Let’s start with the costs. They can be grouped into three main categories: IT infrastructure, model training and the use of trained models. Two dynamics are emerging. First, costs look to be proportionate to the size of the models; second, a marked downward trend in costs is expected. According to BCA, infrastructure and training costs could fall by 75% by 2030. Use costs could fall even faster. Each company wishing to use GAI must then determine the best approach to do so: what size of model and how to obtain it (developing it in-house or sourcing it externally). It is worth noting that mastering the model will be a constraint for most of them. The dual solution of one or more smaller models produced from open-source code should be the dominant one, as it is more economical. All this points to the conclusion that many companies will embark on the GAI adventure, provided, of course, that this perspective on cost trends is borne out.
What will be the impact on the economy? A positive one, of course, and a considerable one at that, if we believe the opinion-makers that are the major investment banks and international strategy consultancies. Goldman Sachs is betting on an increase in world GDP of USD 7 trillion over the next 10 years (with a level of around USD 100 trillion in 2023), while McKinsey shows a little less optimism, with a range of between USD 2.6 trillion and USD 4.4 trillion.
Two comments come to mind. First, academic literature concludes that the economic impact of the generalisation of GAI is uncertain, in terms of productivity, employment and therefore growth. There is a lack of data and also a lack of information on the economic policy support that should be put in place.
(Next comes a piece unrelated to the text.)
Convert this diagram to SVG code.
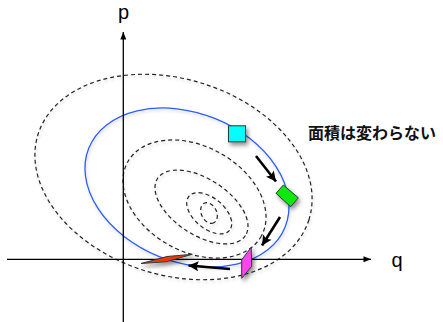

Second, it is possible to look back in history and recall the productivity gains generated by the changes in tech. Let’s look at the American case and draw a picture of productivity trends in the United States since the end of the Second World War. The widespread introduction of personal computers (in the 1980s) and the internet (in the following decade) led to a surge in productivity. This growth was not particularly spectacular: if we exclude periods of recession, it stands at +1.8% per year between 1975 and 1979; +2.1% between 1981 and 1988 (spread of the personal computer); +2.4% between 1989 and 2005 (spread of the internet); +1.5% thereafter (between 2006 and 2023). Given this hindsight, we are inclined to envisage a rather modest increase in productivity, and not over a very long period. Without commenting on the impact of GAI on employment, might we be inclined to find that the Goldman Sachs and McKinsey assumptions are perhaps over-optimistic?
This two-pronged approach, even if only provisional, prompts us to reconsider the attitude of the capital markets towards GAI. If implementation and operating costs fall as envisaged, and if productivity and growth results are truly high, the translation of such expectations into share performance can be understood. But what if this optimism is dashed? The reasons for such disappointment are easy to imagine: as well as a failure to confirm the assumptions, we might imagine soaring energy costs, onerous copyrights or a destabilisation of the labour market that economic policy initiatives struggle to correct. All of this is to say that the capital markets appear to have adopted a rose-tinted scenario. Is this to the point of exaggeration?
And then there is the question of the organisation of the GAI market. It is now dominated by some of the biggest players in the tech industry. Is this situation sustainable? If not (due to action by the regulator or the emergence of new competitors), what impact will this have on earning prospects and capitalisation multiples?
[1] According to BPIfrance, GAI is an artificial intelligence capable of generating images, videos and even music. This category of AI is based on the use of machine learning models. Let’s look at the definition of AI, as proposed by France Stratégie: a set of technologies designed to use computers to perform cognitive tasks traditionally carried out by humans. The availability and quality of data, as well as the training of the system, are the necessary conditions for the smooth operation of GAI.